Ordering parameters accepted by sort!(...) will be passed through.

Sorting Tests

The actual tests run include sorting arrays with the following characteristics:

• random
• sorted
• reversed
• sorted, but with 3 random exchanges
• sorted, with 10 random values appended
• 4 unique values
• all equal
• quicksort median killer: first half descending, second half ascending

The tests were inspired by similar tests used by sortperf in Python. See http://svn.python.org/projects/python/trunk/Objects/listsort.txt for more details.
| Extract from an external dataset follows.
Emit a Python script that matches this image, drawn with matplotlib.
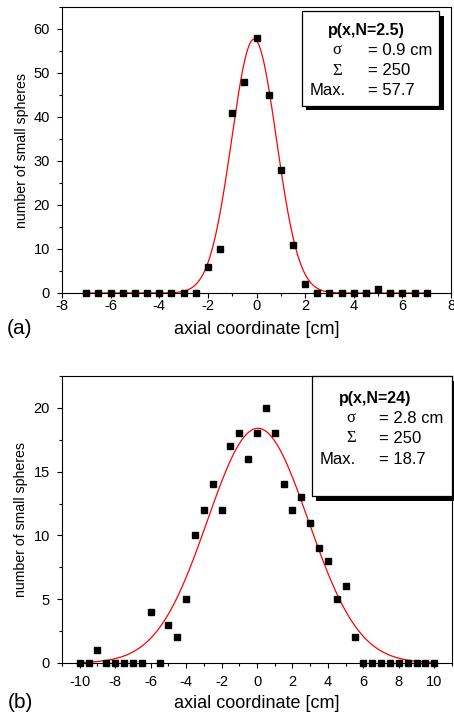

Suggestions based on basic tests

Here is a table and some notes on the Julia implementations of the various algorithms. The table indicates the recommended sort algorithm for the given size (`small < ~2^12 (=8,192) items < large`) and type (string, floating point, or integer) of data.

• Random means that the data is permuted randomly.
• Structured here means that the data contains partially sorted runs (such as when adding random data to an already sorted array).
• Few unique indicates that the data only contains a few unique values.
(Un)stable (small) Stable (small) (Un)stable (large) Stable (large) In-place (large)
Strings
- Random M M M M Q
- Structured M M T T Q
- Few Unique Q M Q M Q
Float64
- Random Q M R R Q
- Structured M M T T Q
- Few Unique Q M Q R Q
Int64
- Random Q M R R Q
- Structured Q M uT R/T Q
- Few Unique Q M R R Q

Key:

Symbol Algorithm
H `HeapSort`
I `InsertionSort`
M `MergeSort`
Q `QuickSort`
T `TimSort`
uT `TimSortUnstable`
R `RadixSort`

Current Recommendations

• Except for pathological cases, small arrays are sorted best with `QuickSort` (unstable) or `MergeSort`` (stable)

• When sorting large arrays with sections of already-sorted data, use `TimSort`. The only structured case it does not handle well is reverse-sorted data with large numbers of repeat elements. An unstable version of `TimSort` (to be contributed to Julia soon) will handle this case

• For numerical data (Ints or Floats) without structure, `RadixSort` is the best choice, except for 1) 128-bit values, or 2) 64-bit integers which span the full range of values.

• When memory is tight, `QuickSort` is the best in-place algorithm. If there is concern about pathological cases, use `HeapSort`. All stable algorithms use additional memory, but `TimSort` is (probably) the most frugal.

• Composite types may behave differently. If sorting is important to your application, you should test the different algorithms on your own data. This package facilitates that.